The main problem is that there is no sequel. There is another animated movie Return of the King that basically covers the second half of LOTR (leaving a significant gap however) but its animation is by the same people who did the movie The Hobbit so it is very children oriented and is an inadequate follow-on to Bakshi's film. Another thing that bothered me was the many scenes where the animation consists of film of real people being colored over. It's tacky and there is too much of it. 

For many years though, Bakshi's film was the only visualization available for Middle Earth. As such it helped sustain my interest and love of the stories of ME. Needless to say as soon as PJ's version comes out on DVD Bakshi's will be replaced in my heart but I'll still keep it as a reminder of the past (and it will make me appreciate Pj's version more).


----------



## Mayberry (Feb 3, 2002)

*LOTR's Cartoon Versions*

Your thoughts on Ralph Bakshi's LOTR's movie are a lot like what my parents thought about it. My Father felt that it was better than the Rankin Bass cartoons, but thought that Bakshi could have done better. (He loved "Wizards.")

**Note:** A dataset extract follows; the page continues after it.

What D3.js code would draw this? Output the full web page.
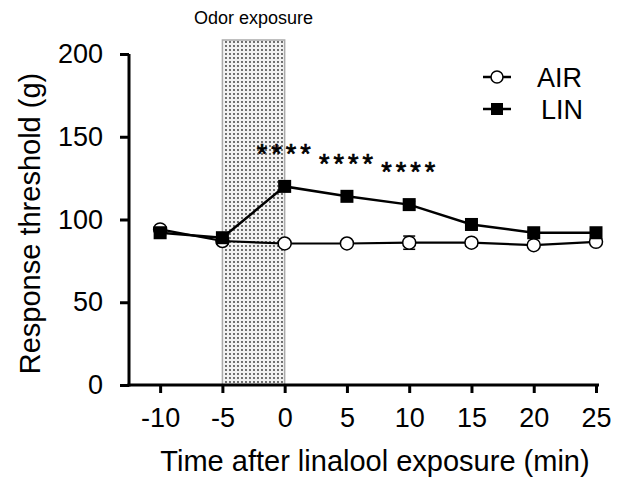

I saw the Rankin Bass "Hobbit" and "Return of the King" about nine years ago. I definitely didn't like the way that the Mirkwood Elves were drawn. They had weird butts, snarly faces and looked like green Smurfs that had been stretched by an Orc torture device. Elrond of Rivendell had stars circling his head all of the time like Sauron had just smacked him or something. It looked goofy. Eowyn seemed to come out of no where, too.

Ralph Bakshi's version was disappointing because it ended and no sequel was ever made. What's up with that?


----------



## Halasían (Oct 23, 2021)

Mayberry said:


> Ralph Bakshi's version was disappointing because it ended and no sequel was ever made. What's up with that?


In a word... 'Cost'.
I saw this at a theater when it came out, and it was... well, what it was.
The portrayal of the Rohirrim pretty good, and I did like the Orcs.


----------



## Elisha (Oct 24, 2021)

I started watching Bakshi's Return of the King recently (I've never watched any of the other animated versions). But, as soon as Sam started pronouncing Cirith Ungol as "Sirith Ungul" instead of the correct pronunciation of "Kirith oongol" I could go no further and had to stop wartching.


----------



## Halasían (Oct 24, 2021)

Elisha 1913 said:


> I started watching Bakshi's Return of the King recently (I've never watched any of the other animated versions). But, as soon as Sam started pronouncing Cirith Ungol as "Sirith Ungul" instead of the correct pronunciation of "Kirith oongol" I could go no further and had to stop wartching.


What? You didn't get to hear the song 'Frodo of the Nine Fingers'??? 😄


----------



## Squint-eyed Southerner (Oct 26, 2021)

Elisha 1913 said:


> Bakshi's Return of the King


Wait, what?


----------



## Elisha (Oct 26, 2021)

Halasían said:


> What? You didn't get to hear the song 'Frodo of the Nine Fingers'??? 😄


I did see that part. I actually liked it a bit. The part where Sam rescues Frodo from Cirith Ungol is after.


----------